- EXERCISE
Begin the copy with the line that contains "Clone this chart in matplotlib." and end it with the line that contains "lw=1.9, color=ink, mutation_scale=20, shrinkA=0, shrinkB=0))". Print these lines exactly and omit all pictures.

- RECORDS FOR THIS EXERCISE
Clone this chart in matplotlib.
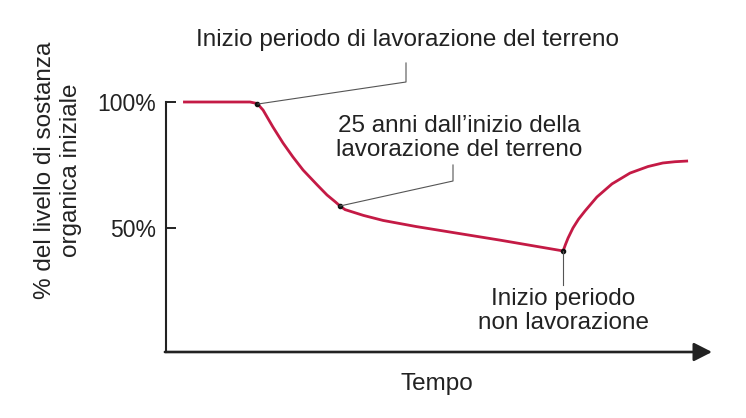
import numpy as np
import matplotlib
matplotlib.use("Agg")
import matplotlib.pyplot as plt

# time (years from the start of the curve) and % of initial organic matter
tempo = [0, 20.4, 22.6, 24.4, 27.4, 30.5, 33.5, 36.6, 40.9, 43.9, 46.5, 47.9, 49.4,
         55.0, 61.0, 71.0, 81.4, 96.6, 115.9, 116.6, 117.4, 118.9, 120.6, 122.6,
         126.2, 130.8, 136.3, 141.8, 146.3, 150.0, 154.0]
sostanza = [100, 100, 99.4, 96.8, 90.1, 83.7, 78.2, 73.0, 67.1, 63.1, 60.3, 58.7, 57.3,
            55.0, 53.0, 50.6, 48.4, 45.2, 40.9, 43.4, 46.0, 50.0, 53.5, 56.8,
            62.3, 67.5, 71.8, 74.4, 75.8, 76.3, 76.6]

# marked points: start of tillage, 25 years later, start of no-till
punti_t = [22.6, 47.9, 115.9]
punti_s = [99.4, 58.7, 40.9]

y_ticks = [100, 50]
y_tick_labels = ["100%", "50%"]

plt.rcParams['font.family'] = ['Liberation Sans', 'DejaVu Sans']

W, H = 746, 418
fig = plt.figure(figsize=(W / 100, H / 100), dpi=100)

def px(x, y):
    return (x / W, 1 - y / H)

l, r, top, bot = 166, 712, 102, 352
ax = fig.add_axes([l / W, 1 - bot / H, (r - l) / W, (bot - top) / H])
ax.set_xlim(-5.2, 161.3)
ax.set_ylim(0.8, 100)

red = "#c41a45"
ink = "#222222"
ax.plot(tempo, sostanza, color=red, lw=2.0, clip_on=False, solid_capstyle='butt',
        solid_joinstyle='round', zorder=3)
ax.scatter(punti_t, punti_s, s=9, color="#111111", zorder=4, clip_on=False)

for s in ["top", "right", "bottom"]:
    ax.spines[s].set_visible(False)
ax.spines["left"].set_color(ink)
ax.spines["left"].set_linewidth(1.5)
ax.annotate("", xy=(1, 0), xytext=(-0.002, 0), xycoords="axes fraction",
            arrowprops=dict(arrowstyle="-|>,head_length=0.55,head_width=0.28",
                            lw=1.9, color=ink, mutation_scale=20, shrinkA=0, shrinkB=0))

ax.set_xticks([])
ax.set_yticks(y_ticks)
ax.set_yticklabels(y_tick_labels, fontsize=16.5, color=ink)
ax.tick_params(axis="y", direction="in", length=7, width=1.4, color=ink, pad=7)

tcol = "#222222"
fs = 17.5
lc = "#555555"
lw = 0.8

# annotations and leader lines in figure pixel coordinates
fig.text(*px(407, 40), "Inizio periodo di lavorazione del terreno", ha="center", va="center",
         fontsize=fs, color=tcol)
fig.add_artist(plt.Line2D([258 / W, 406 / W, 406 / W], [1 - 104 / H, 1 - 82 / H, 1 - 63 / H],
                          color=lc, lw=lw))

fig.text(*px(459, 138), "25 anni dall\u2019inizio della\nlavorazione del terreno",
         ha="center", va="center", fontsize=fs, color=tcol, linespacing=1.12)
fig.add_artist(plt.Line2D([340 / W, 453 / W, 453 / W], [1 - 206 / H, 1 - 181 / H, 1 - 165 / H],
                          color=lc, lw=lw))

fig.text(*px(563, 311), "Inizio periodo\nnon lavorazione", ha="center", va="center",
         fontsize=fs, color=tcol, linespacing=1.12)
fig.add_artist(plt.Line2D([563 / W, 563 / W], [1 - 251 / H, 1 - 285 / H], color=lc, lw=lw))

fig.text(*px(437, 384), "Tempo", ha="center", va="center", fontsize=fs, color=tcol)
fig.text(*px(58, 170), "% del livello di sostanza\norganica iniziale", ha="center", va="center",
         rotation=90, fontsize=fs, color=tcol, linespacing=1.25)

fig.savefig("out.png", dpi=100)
---
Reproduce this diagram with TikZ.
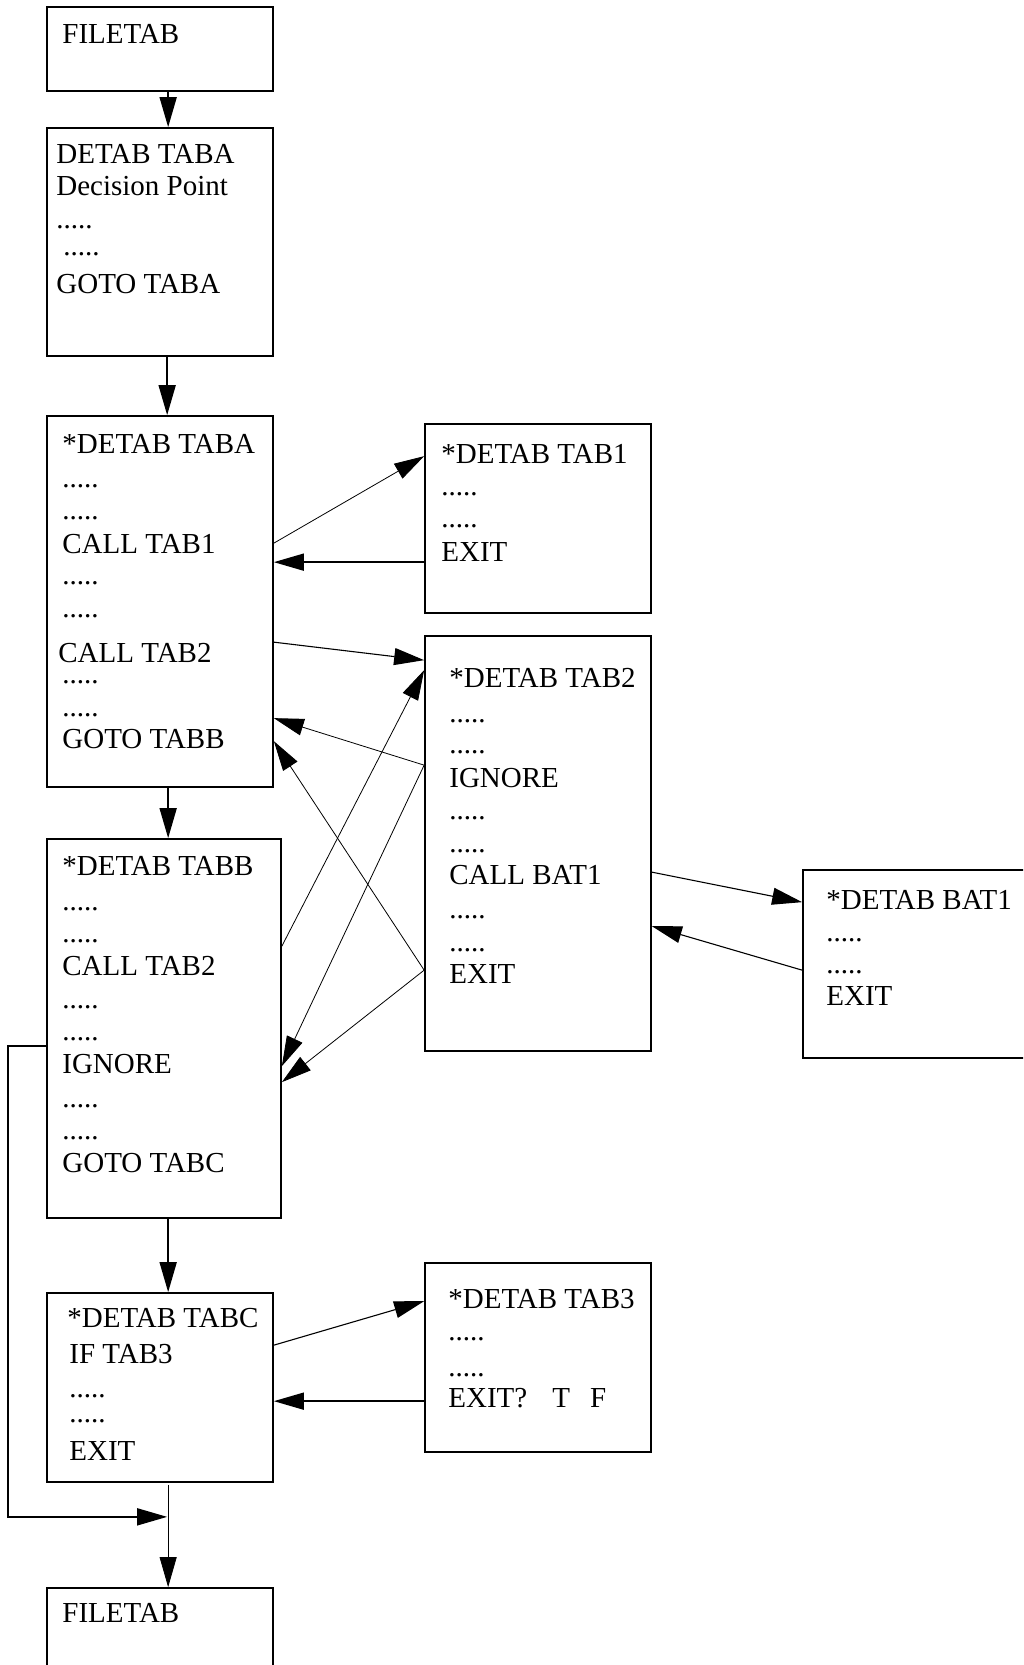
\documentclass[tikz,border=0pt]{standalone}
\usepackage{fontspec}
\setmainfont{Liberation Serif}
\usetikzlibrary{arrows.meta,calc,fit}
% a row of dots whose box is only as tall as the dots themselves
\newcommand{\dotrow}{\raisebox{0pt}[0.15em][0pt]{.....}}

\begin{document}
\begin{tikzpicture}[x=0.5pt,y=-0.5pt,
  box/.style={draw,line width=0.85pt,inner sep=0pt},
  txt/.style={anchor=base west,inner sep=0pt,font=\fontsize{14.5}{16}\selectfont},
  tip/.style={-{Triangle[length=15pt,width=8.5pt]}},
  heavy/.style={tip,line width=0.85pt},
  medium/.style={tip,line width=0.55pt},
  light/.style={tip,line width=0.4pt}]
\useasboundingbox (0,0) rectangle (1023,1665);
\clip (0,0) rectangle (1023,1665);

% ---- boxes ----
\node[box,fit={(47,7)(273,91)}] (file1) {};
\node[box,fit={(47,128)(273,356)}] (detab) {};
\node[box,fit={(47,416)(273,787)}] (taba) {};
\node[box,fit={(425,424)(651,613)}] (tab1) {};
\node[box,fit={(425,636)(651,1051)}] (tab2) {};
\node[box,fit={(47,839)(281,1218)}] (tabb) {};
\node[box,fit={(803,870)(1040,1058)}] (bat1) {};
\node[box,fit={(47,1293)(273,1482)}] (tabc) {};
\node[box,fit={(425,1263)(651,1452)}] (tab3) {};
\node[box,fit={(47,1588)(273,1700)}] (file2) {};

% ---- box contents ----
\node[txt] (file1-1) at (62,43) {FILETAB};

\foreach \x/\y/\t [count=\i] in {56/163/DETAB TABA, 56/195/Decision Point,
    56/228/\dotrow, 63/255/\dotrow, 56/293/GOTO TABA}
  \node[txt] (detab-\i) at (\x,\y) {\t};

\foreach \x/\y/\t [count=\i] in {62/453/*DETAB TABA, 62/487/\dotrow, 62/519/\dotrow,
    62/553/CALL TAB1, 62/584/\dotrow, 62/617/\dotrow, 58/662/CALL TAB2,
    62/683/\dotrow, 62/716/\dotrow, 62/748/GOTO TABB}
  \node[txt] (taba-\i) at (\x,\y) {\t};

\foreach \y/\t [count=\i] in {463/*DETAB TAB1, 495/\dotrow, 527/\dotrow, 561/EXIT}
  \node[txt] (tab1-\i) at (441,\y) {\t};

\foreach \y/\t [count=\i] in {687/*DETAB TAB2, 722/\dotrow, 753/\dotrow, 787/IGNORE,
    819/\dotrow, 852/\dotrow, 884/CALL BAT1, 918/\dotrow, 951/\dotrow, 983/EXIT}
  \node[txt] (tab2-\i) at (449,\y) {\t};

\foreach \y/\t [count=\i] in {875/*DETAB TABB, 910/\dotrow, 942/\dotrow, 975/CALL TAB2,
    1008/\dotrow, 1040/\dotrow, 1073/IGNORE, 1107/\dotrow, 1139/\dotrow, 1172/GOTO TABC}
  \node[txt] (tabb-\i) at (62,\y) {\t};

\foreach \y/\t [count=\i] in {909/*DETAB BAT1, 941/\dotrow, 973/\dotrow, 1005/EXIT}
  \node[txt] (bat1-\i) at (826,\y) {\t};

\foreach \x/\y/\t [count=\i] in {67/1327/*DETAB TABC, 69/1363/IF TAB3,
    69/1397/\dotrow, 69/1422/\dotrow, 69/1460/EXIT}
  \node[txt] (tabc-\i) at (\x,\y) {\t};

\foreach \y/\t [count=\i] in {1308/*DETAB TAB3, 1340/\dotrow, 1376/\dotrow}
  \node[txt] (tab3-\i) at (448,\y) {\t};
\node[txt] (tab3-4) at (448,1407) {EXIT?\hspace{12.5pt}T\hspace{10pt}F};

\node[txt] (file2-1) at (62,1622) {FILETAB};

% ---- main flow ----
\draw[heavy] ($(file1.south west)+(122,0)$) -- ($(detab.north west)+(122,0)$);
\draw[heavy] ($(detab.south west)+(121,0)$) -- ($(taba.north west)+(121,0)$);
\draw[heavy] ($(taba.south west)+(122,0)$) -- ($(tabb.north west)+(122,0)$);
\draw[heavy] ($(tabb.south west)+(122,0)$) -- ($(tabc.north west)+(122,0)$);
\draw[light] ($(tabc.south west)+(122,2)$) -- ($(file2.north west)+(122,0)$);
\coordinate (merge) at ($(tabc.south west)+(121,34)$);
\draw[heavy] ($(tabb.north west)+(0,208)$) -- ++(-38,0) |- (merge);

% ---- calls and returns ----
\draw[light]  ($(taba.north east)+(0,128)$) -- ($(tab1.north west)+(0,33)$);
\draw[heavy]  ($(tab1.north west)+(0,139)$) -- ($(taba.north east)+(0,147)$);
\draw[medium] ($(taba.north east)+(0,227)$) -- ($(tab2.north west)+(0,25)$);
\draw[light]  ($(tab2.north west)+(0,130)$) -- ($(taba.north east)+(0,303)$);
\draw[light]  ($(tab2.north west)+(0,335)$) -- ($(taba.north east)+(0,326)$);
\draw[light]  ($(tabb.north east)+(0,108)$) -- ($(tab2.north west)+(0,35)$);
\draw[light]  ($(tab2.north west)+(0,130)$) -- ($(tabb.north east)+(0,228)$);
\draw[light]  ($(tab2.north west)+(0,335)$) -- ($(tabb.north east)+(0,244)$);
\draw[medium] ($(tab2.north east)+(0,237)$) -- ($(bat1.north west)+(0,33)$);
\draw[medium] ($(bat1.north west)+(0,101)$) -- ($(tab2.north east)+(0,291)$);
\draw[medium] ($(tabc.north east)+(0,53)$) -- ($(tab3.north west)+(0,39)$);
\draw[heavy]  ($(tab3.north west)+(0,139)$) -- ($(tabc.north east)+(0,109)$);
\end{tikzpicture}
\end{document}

- RESULT OF THE EXERCISE
Clone this chart in matplotlib.
import numpy as np
import matplotlib
matplotlib.use("Agg")
import matplotlib.pyplot as plt

# time (years from the start of the curve) and % of initial organic matter
tempo = [0, 20.4, 22.6, 24.4, 27.4, 30.5, 33.5, 36.6, 40.9, 43.9, 46.5, 47.9, 49.4,
         55.0, 61.0, 71.0, 81.4, 96.6, 115.9, 116.6, 117.4, 118.9, 120.6, 122.6,
         126.2, 130.8, 136.3, 141.8, 146.3, 150.0, 154.0]
sostanza = [100, 100, 99.4, 96.8, 90.1, 83.7, 78.2, 73.0, 67.1, 63.1, 60.3, 58.7, 57.3,
            55.0, 53.0, 50.6, 48.4, 45.2, 40.9, 43.4, 46.0, 50.0, 53.5, 56.8,
            62.3, 67.5, 71.8, 74.4, 75.8, 76.3, 76.6]

# marked points: start of tillage, 25 years later, start of no-till
punti_t = [22.6, 47.9, 115.9]
punti_s = [99.4, 58.7, 40.9]

y_ticks = [100, 50]
y_tick_labels = ["100%", "50%"]

plt.rcParams['font.family'] = ['Liberation Sans', 'DejaVu Sans']

W, H = 746, 418
fig = plt.figure(figsize=(W / 100, H / 100), dpi=100)

def px(x, y):
    return (x / W, 1 - y / H)

l, r, top, bot = 166, 712, 102, 352
ax = fig.add_axes([l / W, 1 - bot / H, (r - l) / W, (bot - top) / H])
ax.set_xlim(-5.2, 161.3)
ax.set_ylim(0.8, 100)

red = "#c41a45"
ink = "#222222"
ax.plot(tempo, sostanza, color=red, lw=2.0, clip_on=False, solid_capstyle='butt',
        solid_joinstyle='round', zorder=3)
ax.scatter(punti_t, punti_s, s=9, color="#111111", zorder=4, clip_on=False)

for s in ["top", "right", "bottom"]:
    ax.spines[s].set_visible(False)
ax.spines["left"].set_color(ink)
ax.spines["left"].set_linewidth(1.5)
ax.annotate("", xy=(1, 0), xytext=(-0.002, 0), xycoords="axes fraction",
            arrowprops=dict(arrowstyle="-|>,head_length=0.55,head_width=0.28",
                            lw=1.9, color=ink, mutation_scale=20, shrinkA=0, shrinkB=0))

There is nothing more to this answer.